## Figure scripts
# # #
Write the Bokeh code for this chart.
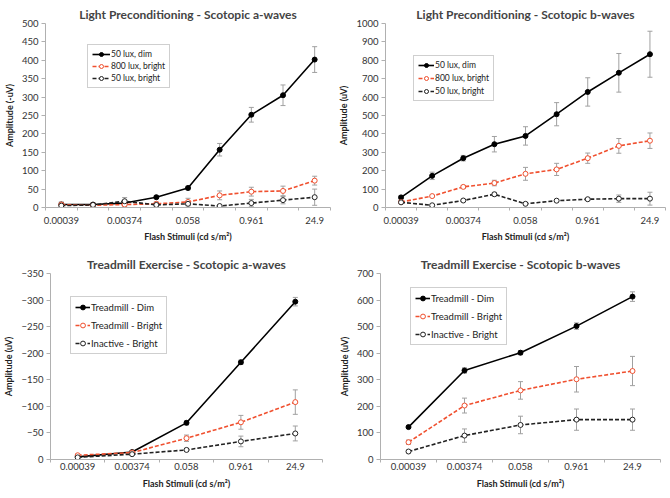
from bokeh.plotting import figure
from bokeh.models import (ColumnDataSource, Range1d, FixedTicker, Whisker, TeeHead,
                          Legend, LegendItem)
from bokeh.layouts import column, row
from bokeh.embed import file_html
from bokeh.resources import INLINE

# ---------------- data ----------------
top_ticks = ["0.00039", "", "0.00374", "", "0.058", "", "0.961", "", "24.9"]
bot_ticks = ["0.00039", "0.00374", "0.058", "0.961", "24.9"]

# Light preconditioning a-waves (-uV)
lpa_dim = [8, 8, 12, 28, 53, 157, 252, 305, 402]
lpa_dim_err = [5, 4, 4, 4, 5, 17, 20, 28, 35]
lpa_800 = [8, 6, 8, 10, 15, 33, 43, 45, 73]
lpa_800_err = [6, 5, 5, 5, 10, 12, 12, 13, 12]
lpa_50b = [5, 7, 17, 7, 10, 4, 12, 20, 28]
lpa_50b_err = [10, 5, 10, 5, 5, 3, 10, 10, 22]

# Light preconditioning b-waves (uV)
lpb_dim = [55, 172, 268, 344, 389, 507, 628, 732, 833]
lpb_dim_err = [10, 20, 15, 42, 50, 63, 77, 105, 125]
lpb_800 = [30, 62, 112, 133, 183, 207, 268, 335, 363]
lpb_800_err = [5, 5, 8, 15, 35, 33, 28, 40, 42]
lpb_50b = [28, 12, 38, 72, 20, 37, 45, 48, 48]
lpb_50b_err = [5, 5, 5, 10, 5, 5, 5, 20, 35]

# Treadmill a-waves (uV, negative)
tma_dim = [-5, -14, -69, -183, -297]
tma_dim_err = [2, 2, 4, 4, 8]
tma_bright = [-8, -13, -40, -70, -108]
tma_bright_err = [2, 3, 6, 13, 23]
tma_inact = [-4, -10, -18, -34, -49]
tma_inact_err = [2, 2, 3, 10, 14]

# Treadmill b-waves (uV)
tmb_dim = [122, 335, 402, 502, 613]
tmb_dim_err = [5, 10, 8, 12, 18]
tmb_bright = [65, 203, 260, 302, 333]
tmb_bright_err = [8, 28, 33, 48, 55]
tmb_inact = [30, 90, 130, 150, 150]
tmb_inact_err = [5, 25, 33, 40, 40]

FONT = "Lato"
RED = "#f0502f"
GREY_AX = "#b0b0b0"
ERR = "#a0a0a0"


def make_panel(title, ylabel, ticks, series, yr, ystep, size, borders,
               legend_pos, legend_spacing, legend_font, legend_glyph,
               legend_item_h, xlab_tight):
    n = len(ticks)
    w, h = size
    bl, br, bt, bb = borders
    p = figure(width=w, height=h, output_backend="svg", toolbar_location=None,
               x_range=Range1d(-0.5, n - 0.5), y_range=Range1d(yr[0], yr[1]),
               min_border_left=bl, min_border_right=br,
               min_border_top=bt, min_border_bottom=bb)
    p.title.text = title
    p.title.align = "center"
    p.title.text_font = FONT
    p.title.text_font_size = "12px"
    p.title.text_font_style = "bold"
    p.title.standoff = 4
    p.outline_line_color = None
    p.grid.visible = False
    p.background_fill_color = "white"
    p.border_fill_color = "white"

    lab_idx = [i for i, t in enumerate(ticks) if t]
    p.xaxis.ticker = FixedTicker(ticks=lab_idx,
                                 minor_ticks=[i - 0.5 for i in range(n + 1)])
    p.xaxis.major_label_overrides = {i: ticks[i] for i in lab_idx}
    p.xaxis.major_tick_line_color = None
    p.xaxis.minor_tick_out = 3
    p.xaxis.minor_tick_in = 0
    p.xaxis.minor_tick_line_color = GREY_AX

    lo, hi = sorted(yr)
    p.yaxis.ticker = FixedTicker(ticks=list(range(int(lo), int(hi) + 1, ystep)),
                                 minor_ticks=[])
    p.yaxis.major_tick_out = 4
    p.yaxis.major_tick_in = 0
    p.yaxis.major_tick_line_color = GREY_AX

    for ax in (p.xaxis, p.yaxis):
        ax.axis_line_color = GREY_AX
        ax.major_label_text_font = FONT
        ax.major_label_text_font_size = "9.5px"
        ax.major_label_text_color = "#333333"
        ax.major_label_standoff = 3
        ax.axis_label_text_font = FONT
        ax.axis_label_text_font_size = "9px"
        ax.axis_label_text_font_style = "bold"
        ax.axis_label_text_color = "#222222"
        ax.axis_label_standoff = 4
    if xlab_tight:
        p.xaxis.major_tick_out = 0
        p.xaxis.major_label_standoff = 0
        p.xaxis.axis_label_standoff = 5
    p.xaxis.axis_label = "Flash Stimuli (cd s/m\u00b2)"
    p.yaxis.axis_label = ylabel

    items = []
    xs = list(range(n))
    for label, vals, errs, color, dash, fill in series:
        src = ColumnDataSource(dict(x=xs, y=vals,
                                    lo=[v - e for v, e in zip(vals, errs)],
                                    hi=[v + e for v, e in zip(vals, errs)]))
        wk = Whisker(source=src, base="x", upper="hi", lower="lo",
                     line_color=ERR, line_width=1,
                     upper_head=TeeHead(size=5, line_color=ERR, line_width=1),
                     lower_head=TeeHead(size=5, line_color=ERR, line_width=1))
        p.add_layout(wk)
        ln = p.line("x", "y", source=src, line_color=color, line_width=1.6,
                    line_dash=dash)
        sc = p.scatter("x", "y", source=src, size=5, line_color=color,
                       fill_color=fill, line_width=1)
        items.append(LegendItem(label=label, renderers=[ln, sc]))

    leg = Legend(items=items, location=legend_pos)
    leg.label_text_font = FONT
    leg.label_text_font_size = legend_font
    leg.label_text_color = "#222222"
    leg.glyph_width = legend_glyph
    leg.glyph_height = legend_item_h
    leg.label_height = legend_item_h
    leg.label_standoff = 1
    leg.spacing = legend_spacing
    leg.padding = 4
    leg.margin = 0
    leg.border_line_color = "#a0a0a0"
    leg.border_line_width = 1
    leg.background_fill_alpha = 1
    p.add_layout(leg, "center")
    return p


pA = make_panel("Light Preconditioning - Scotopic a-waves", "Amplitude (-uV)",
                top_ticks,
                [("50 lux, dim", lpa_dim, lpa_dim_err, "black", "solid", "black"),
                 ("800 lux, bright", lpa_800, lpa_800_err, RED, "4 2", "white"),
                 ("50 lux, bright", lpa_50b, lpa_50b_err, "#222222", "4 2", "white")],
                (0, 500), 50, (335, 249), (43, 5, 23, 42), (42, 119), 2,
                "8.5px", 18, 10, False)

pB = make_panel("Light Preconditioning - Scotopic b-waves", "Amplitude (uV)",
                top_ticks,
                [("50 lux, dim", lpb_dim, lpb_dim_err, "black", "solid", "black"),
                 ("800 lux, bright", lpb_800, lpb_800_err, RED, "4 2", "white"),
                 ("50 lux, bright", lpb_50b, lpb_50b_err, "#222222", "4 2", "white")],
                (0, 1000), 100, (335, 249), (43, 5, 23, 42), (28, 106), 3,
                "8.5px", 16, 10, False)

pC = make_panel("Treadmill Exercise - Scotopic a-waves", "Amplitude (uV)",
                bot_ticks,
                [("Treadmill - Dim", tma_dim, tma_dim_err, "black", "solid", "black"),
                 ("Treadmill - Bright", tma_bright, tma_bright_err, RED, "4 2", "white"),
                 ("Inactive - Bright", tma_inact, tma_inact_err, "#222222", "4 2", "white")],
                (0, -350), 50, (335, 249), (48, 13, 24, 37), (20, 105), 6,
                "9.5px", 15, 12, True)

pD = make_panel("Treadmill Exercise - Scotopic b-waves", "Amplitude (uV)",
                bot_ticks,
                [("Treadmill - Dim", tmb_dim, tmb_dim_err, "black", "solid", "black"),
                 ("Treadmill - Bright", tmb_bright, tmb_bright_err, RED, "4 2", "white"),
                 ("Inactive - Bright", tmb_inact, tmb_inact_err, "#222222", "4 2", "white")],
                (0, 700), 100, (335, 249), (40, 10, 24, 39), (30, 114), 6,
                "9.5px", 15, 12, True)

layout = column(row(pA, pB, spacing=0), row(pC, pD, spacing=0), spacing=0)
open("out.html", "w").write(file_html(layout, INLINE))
# # #
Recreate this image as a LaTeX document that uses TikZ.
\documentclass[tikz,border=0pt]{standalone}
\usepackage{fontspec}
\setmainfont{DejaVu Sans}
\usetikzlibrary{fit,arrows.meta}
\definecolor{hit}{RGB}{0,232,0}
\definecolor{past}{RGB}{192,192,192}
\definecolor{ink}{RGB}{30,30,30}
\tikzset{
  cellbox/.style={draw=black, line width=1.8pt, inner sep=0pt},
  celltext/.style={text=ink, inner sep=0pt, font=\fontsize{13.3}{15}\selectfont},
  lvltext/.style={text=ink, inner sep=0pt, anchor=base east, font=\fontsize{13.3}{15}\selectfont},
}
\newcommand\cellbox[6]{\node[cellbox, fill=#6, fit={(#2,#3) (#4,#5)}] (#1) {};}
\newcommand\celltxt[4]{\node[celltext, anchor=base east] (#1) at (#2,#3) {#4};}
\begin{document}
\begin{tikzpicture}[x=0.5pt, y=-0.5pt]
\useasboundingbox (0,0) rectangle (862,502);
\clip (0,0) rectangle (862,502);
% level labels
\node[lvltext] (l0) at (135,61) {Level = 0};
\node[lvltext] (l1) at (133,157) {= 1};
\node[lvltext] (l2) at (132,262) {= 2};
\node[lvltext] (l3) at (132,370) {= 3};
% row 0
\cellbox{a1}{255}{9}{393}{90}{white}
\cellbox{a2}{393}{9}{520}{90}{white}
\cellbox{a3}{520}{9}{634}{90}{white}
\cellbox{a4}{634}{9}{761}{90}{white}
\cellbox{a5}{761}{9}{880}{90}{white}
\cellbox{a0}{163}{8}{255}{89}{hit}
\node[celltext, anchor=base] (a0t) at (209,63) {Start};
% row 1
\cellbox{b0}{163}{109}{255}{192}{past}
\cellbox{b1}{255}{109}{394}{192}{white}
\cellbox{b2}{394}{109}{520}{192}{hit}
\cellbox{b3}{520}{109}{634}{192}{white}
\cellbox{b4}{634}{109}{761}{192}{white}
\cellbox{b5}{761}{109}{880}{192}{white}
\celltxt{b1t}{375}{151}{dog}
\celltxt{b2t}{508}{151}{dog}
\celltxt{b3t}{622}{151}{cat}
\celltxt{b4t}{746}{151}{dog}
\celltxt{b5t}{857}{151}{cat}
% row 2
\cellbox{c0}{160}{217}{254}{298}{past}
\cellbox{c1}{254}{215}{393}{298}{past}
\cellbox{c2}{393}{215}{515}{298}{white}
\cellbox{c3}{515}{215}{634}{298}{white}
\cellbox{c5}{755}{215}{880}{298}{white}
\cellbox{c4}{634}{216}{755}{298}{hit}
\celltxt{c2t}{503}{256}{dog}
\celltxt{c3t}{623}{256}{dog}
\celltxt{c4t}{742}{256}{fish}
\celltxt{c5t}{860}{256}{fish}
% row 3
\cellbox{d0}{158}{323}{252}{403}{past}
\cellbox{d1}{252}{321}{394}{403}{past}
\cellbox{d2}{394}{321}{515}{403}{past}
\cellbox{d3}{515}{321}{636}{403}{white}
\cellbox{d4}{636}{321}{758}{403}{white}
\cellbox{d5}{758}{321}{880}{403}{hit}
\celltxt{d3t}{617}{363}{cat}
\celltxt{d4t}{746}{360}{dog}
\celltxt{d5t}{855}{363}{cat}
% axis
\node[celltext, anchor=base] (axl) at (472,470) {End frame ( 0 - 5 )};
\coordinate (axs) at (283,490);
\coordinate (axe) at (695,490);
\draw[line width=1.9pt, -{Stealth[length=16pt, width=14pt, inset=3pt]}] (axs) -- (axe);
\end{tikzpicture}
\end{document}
# # #
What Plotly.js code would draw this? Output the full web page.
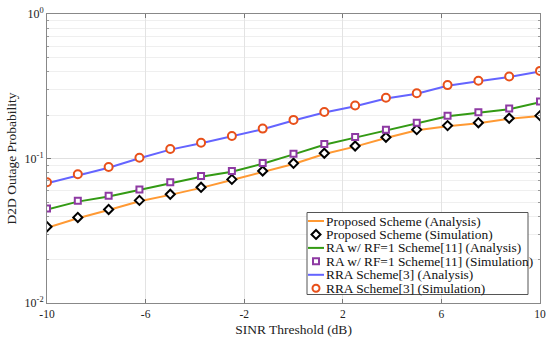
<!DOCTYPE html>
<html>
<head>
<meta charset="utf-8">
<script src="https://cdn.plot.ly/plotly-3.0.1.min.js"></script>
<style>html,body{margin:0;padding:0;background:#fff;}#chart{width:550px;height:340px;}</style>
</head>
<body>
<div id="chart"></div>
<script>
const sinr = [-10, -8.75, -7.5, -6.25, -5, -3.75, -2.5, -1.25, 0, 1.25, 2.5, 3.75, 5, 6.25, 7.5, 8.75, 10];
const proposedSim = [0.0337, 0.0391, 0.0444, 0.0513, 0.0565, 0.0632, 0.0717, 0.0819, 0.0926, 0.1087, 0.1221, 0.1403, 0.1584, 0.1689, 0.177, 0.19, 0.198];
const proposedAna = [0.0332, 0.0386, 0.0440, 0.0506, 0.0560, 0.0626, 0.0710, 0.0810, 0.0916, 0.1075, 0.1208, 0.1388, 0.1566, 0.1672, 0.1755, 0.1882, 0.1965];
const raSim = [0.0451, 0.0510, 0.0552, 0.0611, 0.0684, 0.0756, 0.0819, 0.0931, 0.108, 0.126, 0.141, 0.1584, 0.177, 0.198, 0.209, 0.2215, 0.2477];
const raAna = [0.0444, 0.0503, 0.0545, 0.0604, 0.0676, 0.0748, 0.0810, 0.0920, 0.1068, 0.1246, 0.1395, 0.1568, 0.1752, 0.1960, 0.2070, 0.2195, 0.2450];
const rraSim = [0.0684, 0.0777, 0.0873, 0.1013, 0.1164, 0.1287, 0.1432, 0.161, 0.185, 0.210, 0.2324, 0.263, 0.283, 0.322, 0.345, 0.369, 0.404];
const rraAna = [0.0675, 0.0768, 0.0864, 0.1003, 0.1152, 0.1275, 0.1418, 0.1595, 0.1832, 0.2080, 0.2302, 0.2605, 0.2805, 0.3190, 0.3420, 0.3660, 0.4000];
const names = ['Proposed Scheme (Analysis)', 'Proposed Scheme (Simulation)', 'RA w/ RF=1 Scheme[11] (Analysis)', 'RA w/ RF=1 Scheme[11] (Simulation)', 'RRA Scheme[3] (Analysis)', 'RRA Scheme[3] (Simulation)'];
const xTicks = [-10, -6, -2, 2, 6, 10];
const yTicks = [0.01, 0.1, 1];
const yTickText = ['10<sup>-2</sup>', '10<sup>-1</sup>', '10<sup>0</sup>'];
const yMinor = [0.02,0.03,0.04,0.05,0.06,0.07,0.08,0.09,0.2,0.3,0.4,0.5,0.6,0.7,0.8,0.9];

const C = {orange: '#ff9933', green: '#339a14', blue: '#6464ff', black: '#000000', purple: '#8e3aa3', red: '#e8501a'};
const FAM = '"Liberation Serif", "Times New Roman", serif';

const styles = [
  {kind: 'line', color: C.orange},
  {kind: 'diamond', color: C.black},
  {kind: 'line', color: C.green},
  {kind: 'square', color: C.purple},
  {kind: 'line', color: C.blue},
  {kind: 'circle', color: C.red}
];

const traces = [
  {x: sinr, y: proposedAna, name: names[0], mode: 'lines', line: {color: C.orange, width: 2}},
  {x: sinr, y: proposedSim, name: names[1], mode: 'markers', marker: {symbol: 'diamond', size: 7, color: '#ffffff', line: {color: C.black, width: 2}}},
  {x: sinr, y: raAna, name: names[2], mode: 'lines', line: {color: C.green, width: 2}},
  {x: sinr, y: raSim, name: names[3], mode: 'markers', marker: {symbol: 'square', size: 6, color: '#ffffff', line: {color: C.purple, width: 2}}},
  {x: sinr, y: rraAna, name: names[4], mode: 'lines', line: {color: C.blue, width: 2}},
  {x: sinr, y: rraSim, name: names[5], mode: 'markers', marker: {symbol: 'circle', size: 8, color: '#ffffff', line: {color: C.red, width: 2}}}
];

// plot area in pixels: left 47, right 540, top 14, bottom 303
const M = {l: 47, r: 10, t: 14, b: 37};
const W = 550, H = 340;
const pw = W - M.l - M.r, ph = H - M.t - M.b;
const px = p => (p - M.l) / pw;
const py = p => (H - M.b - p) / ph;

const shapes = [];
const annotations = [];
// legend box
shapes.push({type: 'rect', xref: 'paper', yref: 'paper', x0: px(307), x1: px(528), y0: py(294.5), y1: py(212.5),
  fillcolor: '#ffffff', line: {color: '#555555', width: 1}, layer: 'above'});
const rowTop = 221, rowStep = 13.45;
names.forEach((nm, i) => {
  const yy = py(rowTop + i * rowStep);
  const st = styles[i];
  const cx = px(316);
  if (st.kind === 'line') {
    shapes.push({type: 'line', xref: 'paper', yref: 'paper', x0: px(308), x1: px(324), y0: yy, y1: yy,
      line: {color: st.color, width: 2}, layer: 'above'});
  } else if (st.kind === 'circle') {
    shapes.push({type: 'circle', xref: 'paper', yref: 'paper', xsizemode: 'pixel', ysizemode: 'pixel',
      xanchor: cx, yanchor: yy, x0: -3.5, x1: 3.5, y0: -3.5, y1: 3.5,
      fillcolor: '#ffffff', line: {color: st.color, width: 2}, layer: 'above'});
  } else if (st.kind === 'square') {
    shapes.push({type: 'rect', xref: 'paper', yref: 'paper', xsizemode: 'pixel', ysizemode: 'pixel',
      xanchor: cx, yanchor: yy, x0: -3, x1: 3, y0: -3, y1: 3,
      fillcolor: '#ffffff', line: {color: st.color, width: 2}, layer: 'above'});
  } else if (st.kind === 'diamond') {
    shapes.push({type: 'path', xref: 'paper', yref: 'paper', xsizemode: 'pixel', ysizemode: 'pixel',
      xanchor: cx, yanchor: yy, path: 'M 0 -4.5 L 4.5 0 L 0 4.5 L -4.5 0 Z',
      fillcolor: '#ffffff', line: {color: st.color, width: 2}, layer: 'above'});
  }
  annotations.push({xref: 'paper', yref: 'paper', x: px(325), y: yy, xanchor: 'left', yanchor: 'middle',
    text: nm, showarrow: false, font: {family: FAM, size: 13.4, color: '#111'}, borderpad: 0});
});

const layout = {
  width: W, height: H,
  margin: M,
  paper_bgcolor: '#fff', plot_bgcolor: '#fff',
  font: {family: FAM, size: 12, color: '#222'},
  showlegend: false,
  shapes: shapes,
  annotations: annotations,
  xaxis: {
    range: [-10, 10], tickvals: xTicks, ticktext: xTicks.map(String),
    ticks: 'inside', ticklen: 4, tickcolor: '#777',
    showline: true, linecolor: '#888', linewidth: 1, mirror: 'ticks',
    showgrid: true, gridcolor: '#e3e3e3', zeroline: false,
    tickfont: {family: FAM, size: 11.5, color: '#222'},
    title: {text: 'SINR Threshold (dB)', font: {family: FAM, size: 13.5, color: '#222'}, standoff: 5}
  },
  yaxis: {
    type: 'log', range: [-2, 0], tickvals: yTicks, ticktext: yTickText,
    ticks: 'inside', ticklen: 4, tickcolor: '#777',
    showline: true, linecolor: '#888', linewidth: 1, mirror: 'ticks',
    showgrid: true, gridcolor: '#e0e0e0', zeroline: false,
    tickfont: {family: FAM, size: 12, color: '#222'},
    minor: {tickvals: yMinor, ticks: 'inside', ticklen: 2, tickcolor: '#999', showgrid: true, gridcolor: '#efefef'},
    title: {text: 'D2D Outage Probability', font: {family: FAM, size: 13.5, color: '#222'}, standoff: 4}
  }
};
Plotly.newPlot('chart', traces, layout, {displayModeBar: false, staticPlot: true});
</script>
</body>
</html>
# # #
## JOB
Omit all pictures and repeat exactly the lines from the one containing "Write the Bokeh code for this chart." through the one containing "from bokeh.resources import INLINE", ends included, with nothing added.

## SOLUTION FOR THIS EXERCISE
Write the Bokeh code for this chart.
from bokeh.plotting import figure
from bokeh.models import (ColumnDataSource, Range1d, FixedTicker, Whisker, TeeHead,
                          Legend, LegendItem)
from bokeh.layouts import column, row
from bokeh.embed import file_html
from bokeh.resources import INLINE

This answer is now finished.